- DIRECTIONS -
Quote the data exactly, first line to the line containing "const yTicksSi = [5, 10, 15, 20, 25];", with no pictures.

[start of SOURCE MATERIAL]

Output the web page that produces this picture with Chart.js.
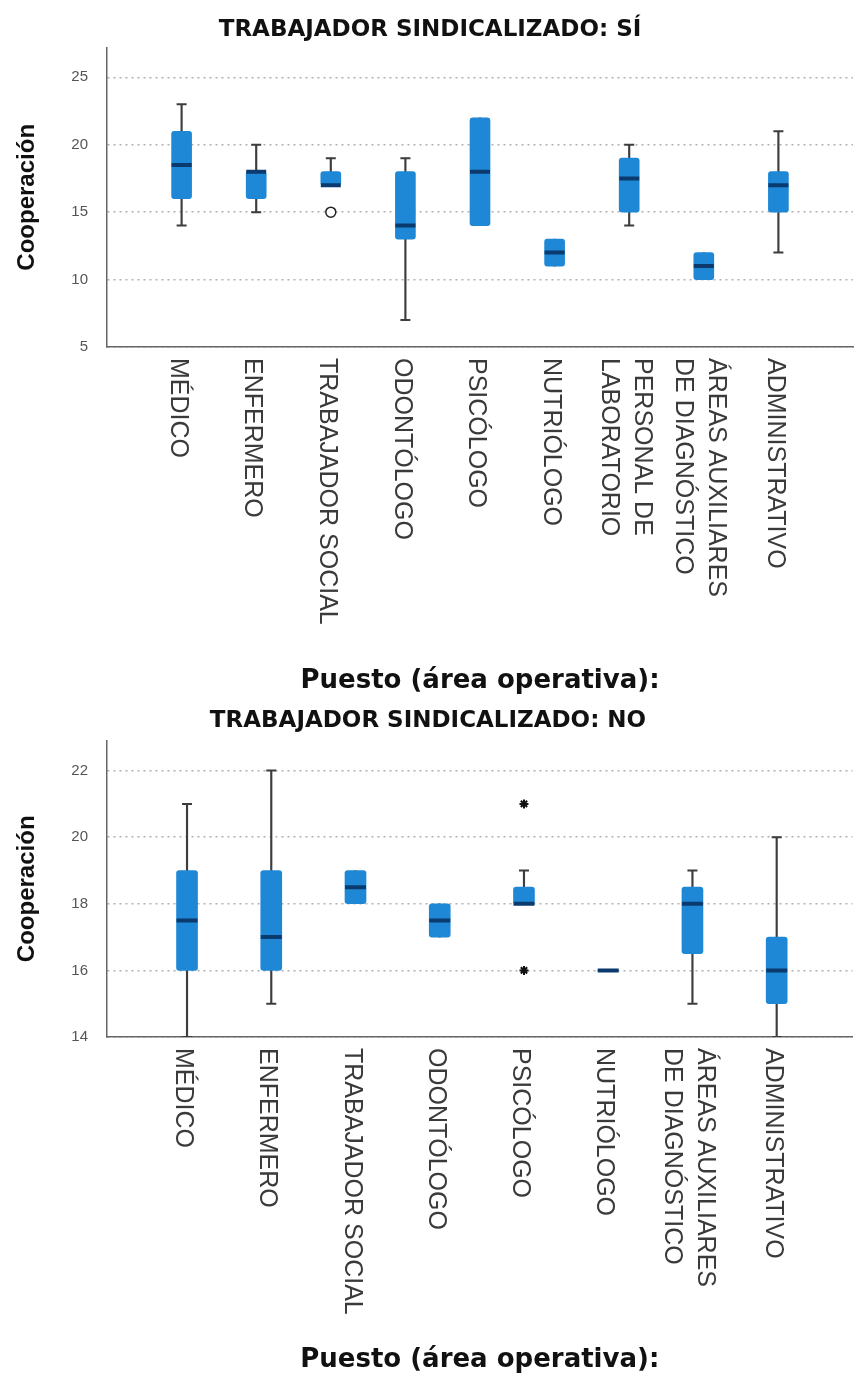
<!DOCTYPE html>
<html lang="es">
<head>
<meta charset="UTF-8">
<title>Cooperación por puesto</title>
<script src="https://cdn.jsdelivr.net/npm/chart.js@4.4.0/dist/chart.umd.min.js"></script>
<style>
  body { margin: 0; background: #fff; }
  .panel { position: relative; width: 867px; }
  #top { height: 700px; }
  #bottom { height: 676px; }
</style>
</head>
<body>
<div class="panel" id="top"><canvas id="chartSi"></canvas></div>
<div class="panel" id="bottom"><canvas id="chartNo"></canvas></div>
<script>
// Trabajador sindicalizado: SÍ
const puestosSi = ['MÉDICO', 'ENFERMERO', 'TRABAJADOR SOCIAL', 'ODONTÓLOGO', 'PSICÓLOGO', 'NUTRIÓLOGO',
                   ['PERSONAL DE', 'LABORATORIO'], ['ÁREAS AUXILIARES', 'DE DIAGNÓSTICO'], 'ADMINISTRATIVO'];
const minSi    = [14, 15, 17, 7, 14, 11, 14, 10, 12];
const q1Si     = [16, 16, 17, 13, 14, 11, 15, 10, 15];
const medianSi = [18.5, 18, 17, 14, 18, 12, 17.5, 11, 17];
const q3Si     = [21, 18, 18, 18, 22, 13, 19, 12, 18];
const maxSi    = [23, 20, 19, 19, 22, 13, 20, 12, 21];
const atipicosSi = [{ x: 2, y: 15 }];
const extremosSi = [];
const yTicksSi = [5, 10, 15, 20, 25];

// Trabajador sindicalizado: NO
const puestosNo = ['MÉDICO', 'ENFERMERO', 'TRABAJADOR SOCIAL', 'ODONTÓLOGO', 'PSICÓLOGO', 'NUTRIÓLOGO',
                   ['ÁREAS AUXILIARES', 'DE DIAGNÓSTICO'], 'ADMINISTRATIVO'];
const minNo    = [14, 15, 18, 17, 18, 16, 15, 14];
const q1No     = [16, 16, 18, 17, 18, 16, 16.5, 15];
const medianNo = [17.5, 17, 18.5, 17.5, 18, 16, 18, 16];
const q3No     = [19, 19, 19, 18, 18.5, 16, 18.5, 17];
const maxNo    = [21, 22, 19, 18, 19, 16, 19, 20];
const atipicosNo = [];
const extremosNo = [{ x: 4, y: 21 }, { x: 4, y: 16 }];
const yTicksNo = [14, 16, 18, 20, 22];

const BOX = '#1e88d6', MEDIAN = '#0a3a6e', WHISKER = '#3d3d3d';

function boxDatasets(mins, q1s, meds, q3s, maxs, atip, extr, boxWidth) {
  const idx = meds.map((_, i) => i);
  const caps = [];
  idx.forEach(i => {
    if (mins[i] < q1s[i]) caps.push({ x: i, y: mins[i] });
    if (maxs[i] > q3s[i]) caps.push({ x: i, y: maxs[i] });
  });
  return [
    { type: 'bar', data: idx.map(i => ({ x: i, y: [mins[i], maxs[i]] })), backgroundColor: WHISKER,
      barThickness: 1.5, grouped: false, order: 4 },
    { type: 'bar', data: idx.map(i => ({ x: i, y: [q1s[i], q3s[i]] })), backgroundColor: BOX,
      barThickness: boxWidth, borderRadius: 3, borderSkipped: false, grouped: false, order: 3 },
    { type: 'scatter', data: caps, pointStyle: 'line', pointRadius: 5, pointBorderColor: WHISKER,
      pointBorderWidth: 2, order: 2 },
    { type: 'scatter', data: idx.map(i => ({ x: i, y: meds[i] })), pointStyle: 'line', pointRadius: boxWidth / 2,
      pointBorderColor: MEDIAN, pointBorderWidth: 4, order: 1 },
    { type: 'scatter', data: atip, pointStyle: 'circle', pointRadius: 5, pointBackgroundColor: '#fff',
      pointBorderColor: '#222', pointBorderWidth: 1.5, order: 0 },
    { type: 'scatter', data: extr, pointStyle: 'star', pointRadius: 4.5, pointBorderColor: '#111',
      pointBorderWidth: 2, order: 0 }
  ];
}

// category labels read top-to-bottom, as in the original
function labelPlugin(labels) {
  return {
    id: 'rotatedLabels',
    afterDraw(chart) {
      const ctx = chart.ctx, x = chart.scales.x;
      ctx.save();
      ctx.font = '25px "Liberation Sans", Arial, sans-serif';
      ctx.fillStyle = '#3a3a3a';
      ctx.textBaseline = 'middle';
      ctx.textAlign = 'left';
      labels.forEach((lab, i) => {
        const lines = Array.isArray(lab) ? lab : [lab];
        ctx.save();
        ctx.translate(x.getPixelForValue(i) - 4, x.top + 11);
        ctx.rotate(Math.PI / 2);
        lines.forEach((t, k) => ctx.fillText(t, 0, (k - (lines.length - 1) / 2) * 33));
        ctx.restore();
      });
      ctx.restore();
    }
  };
}

function makeChart(id, o) {
  new Chart(document.getElementById(id), {
    type: 'bar',
    data: { datasets: o.datasets },
    plugins: [labelPlugin(o.labels)],
    options: {
      responsive: true,
      maintainAspectRatio: false,
      animation: false,
      events: [],
      layout: { padding: { left: 0, right: o.padRight, top: 0, bottom: 0 } },
      plugins: {
        legend: { display: false },
        tooltip: { enabled: false },
        title: {
          display: true, text: o.title, color: '#111',
          font: { family: 'DejaVu Sans', weight: 'bold', size: 23 },
          padding: { top: o.titleTop, bottom: o.titleBottom }
        }
      },
      scales: {
        x: {
          type: 'linear', min: o.xMin, max: o.xMax, offset: false,
          grid: { display: false },
          border: { color: '#666', width: 1.5 },
          ticks: { display: false },
          title: {
            display: true, text: 'Puesto (área operativa):', color: '#111',
            font: { family: 'DejaVu Sans', weight: 'bold', size: 26 },
            padding: { top: 0, bottom: o.xTitlePad }
          },
          afterFit: s => { s.height = o.xHeight; }
        },
        y: {
          min: o.yMin, max: o.yMax,
          afterBuildTicks: s => { s.ticks = o.yTicks.map(v => ({ value: v })); },
          grid: { color: 'rgba(150,150,150,0.75)', lineWidth: 1.5, drawTicks: false },
          border: { color: '#666', width: 1.5, dash: [2, 4] },
          ticks: { color: '#555', font: { family: 'Liberation Sans', size: 15 }, padding: 19 },
          title: {
            display: true, text: 'Cooperación', color: '#111',
            font: { family: 'Liberation Sans', weight: 'bold', size: 24 },
            padding: { top: 13, bottom: 0 }
          },
          afterFit: s => { s.width = 107; }
        }
      }
    }
  });
}

makeChart('chartSi', {
  title: 'TRABAJADOR SINDICALIZADO: SÍ',
  labels: puestosSi,
  datasets: boxDatasets(minSi, q1Si, medianSi, q3Si, maxSi, atipicosSi, extremosSi, 20),
  yTicks: yTicksSi, yMin: 5, yMax: 27.2,
  xMin: -1, xMax: 9,
  padRight: 7, titleTop: 16, titleBottom: 4, xHeight: 353, xTitlePad: 3
});

makeChart('chartNo', {
  title: 'TRABAJADOR SINDICALIZADO: NO',
  labels: puestosNo,
  datasets: boxDatasets(minNo, q1No, medianNo, q3No, maxNo, atipicosNo, extremosNo, 21),
  yTicks: yTicksNo, yMin: 14, yMax: 22.9,
  xMin: -0.95, xMax: 7.9,
  padRight: 11, titleTop: 7, titleBottom: 6, xHeight: 339, xTitlePad: 0
});
</script>
</body>
</html>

[end of SOURCE MATERIAL]

- CORRECT ANSWER -
Output the web page that produces this picture with Chart.js.
<!DOCTYPE html>
<html lang="es">
<head>
<meta charset="UTF-8">
<title>Cooperación por puesto</title>
<script src="https://cdn.jsdelivr.net/npm/chart.js@4.4.0/dist/chart.umd.min.js"></script>
<style>
  body { margin: 0; background: #fff; }
  .panel { position: relative; width: 867px; }
  #top { height: 700px; }
  #bottom { height: 676px; }
</style>
</head>
<body>
<div class="panel" id="top"><canvas id="chartSi"></canvas></div>
<div class="panel" id="bottom"><canvas id="chartNo"></canvas></div>
<script>
// Trabajador sindicalizado: SÍ
const puestosSi = ['MÉDICO', 'ENFERMERO', 'TRABAJADOR SOCIAL', 'ODONTÓLOGO', 'PSICÓLOGO', 'NUTRIÓLOGO',
                   ['PERSONAL DE', 'LABORATORIO'], ['ÁREAS AUXILIARES', 'DE DIAGNÓSTICO'], 'ADMINISTRATIVO'];
const minSi    = [14, 15, 17, 7, 14, 11, 14, 10, 12];
const q1Si     = [16, 16, 17, 13, 14, 11, 15, 10, 15];
const medianSi = [18.5, 18, 17, 14, 18, 12, 17.5, 11, 17];
const q3Si     = [21, 18, 18, 18, 22, 13, 19, 12, 18];
const maxSi    = [23, 20, 19, 19, 22, 13, 20, 12, 21];
const atipicosSi = [{ x: 2, y: 15 }];
const extremosSi = [];
const yTicksSi = [5, 10, 15, 20, 25];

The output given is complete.